The reviewers, however, have tended to agree, praising Mr. Brown’s deep research, vivid prose and bold interpretations while offering their own nods to the book’s contemporary relevance. (“How Christianity Spread; the One Percent and the Ninety-Nine Percent in Ancient Rome,” read the headline in The New Republic.)

Garry Wills, writing in the New York Review of Books, hailed it as “a masterpiece.” Peter Leithart, writing in Christianity Today, called Mr. Brown’s account of the church’s reconciliation with wealth “deliriously complicated,” leaving the reader in a “bewildered state of ambivalence.”

The Irish-born Mr. Brown, 77, teaches at Princeton University. He established himself as a major scholar with his 1967 biography “Augustine of Hippo.” It was followed in 1972 by “The World of Late Antiquity: AD 150-750,” which helped establish the idea of “late antiquity” while sharply challenging the reigning view, put forth in Gibbon’s “Decline and Fall of the Roman Empire,” that the rise of Christianity coupled with barbarian invasions resulted in a decisive “fall” of Rome, folowed by dark ages.

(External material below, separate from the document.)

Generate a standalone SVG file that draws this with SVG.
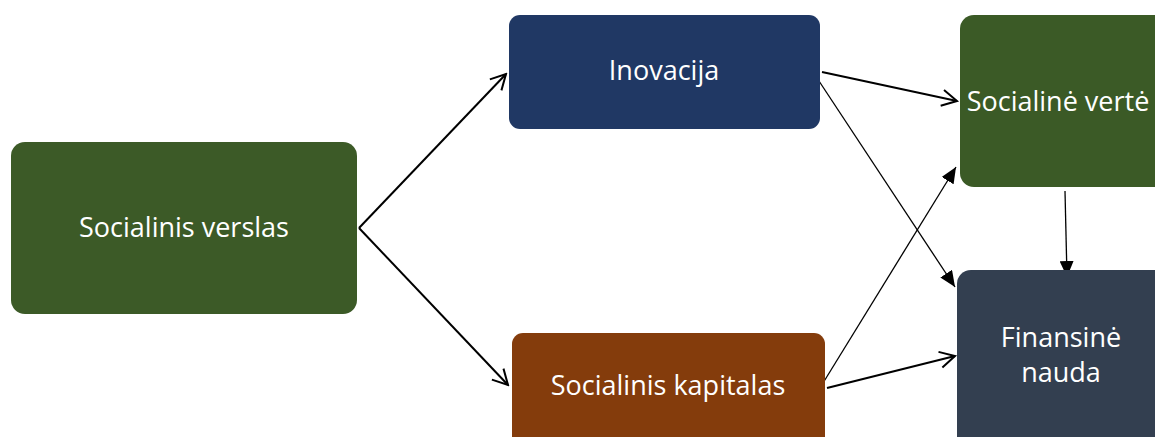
<svg xmlns="http://www.w3.org/2000/svg" width="1155" height="437" viewBox="0 0 1155 437">
<style>
.lbl{font-family:"Open Sans","Liberation Sans",sans-serif;font-size:27px;fill:#ffffff;text-anchor:middle}
.open{stroke:#000;stroke-width:2;fill:none}
.thin{stroke:#000;stroke-width:1.3;fill:none}
</style>
<defs>
<marker id="openArrow" viewBox="0 0 20 20" refX="18" refY="10" markerWidth="20" markerHeight="20" markerUnits="userSpaceOnUse" orient="auto">
<path d="M3,2 L18,10 L3,18" fill="none" stroke="#000" stroke-width="2"/>
</marker>
<marker id="fillArrow" viewBox="0 0 16 14" refX="16" refY="7" markerWidth="16" markerHeight="14" markerUnits="userSpaceOnUse" orient="auto">
<path d="M0,0 L16,7 L0,14 Z" fill="#000"/>
</marker>
</defs>
<rect width="1155" height="437" fill="#ffffff"/>
<g id="connectors">
<line class="open" x1="359" y1="228" x2="506" y2="74" marker-end="url(#openArrow)"/>
<line class="open" x1="359" y1="228" x2="508" y2="385" marker-end="url(#openArrow)"/>
<line class="open" x1="822" y1="72" x2="957" y2="101" marker-end="url(#openArrow)"/>
<line class="thin" x1="817" y1="78" x2="955" y2="287" marker-end="url(#fillArrow)"/>
<line class="thin" x1="823" y1="383" x2="956" y2="167" marker-end="url(#fillArrow)"/>
<line class="open" x1="827" y1="388" x2="955" y2="356" marker-end="url(#openArrow)"/>
<line class="thin" x1="1065" y1="191" x2="1067" y2="277" marker-end="url(#fillArrow)"/>
</g>
<g id="node-socialinis-verslas">
<rect x="11" y="142" width="346" height="172" rx="14" fill="#3C5A27"/>
<text class="lbl" x="184" y="237">Socialinis verslas</text>
</g>
<g id="node-inovacija">
<rect x="509" y="15" width="311" height="114" rx="11" fill="#203864"/>
<text class="lbl" x="664" y="80">Inovacija</text>
</g>
<g id="node-socialinis-kapitalas">
<rect x="512" y="333" width="313" height="120" rx="11" fill="#843C0C"/>
<text class="lbl" x="668" y="395">Socialinis kapitalas</text>
</g>
<g id="node-socialine-verte">
<rect x="960" y="15" width="214" height="172" rx="14" fill="#3B5A26"/>
<text class="lbl" x="1058" y="111">Socialinė vertė</text>
</g>
<g id="node-finansine-nauda">
<rect x="957" y="270" width="216" height="180" rx="14" fill="#333F50"/>
<text class="lbl" x="1061" y="347">Finansinė</text>
<text class="lbl" x="1061" y="382">nauda</text>
</g>
</svg>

In place of rupture, Mr. Brown saw “continuity,” “synthesis,” and “transformation,” a process also at work in “Through the Eye of the Needle,” whose subtitle is “Wealth, the Fall of Rome, and the Making of Christianity in the West, 350-550 A.D.” There, Mr. Brown traces how the church transformed itself into something like a welfare state by abandoning the notion that wealth was inherently sinful.

“Rather than denouncing the evil origins of wealth and insisting on its total renunciation,” he writes, the church’s “outreach to the poor, which had taken the form of care only for the destitute, slowly but surely changed its function so as to embrace the care of average citizens in times of stress.”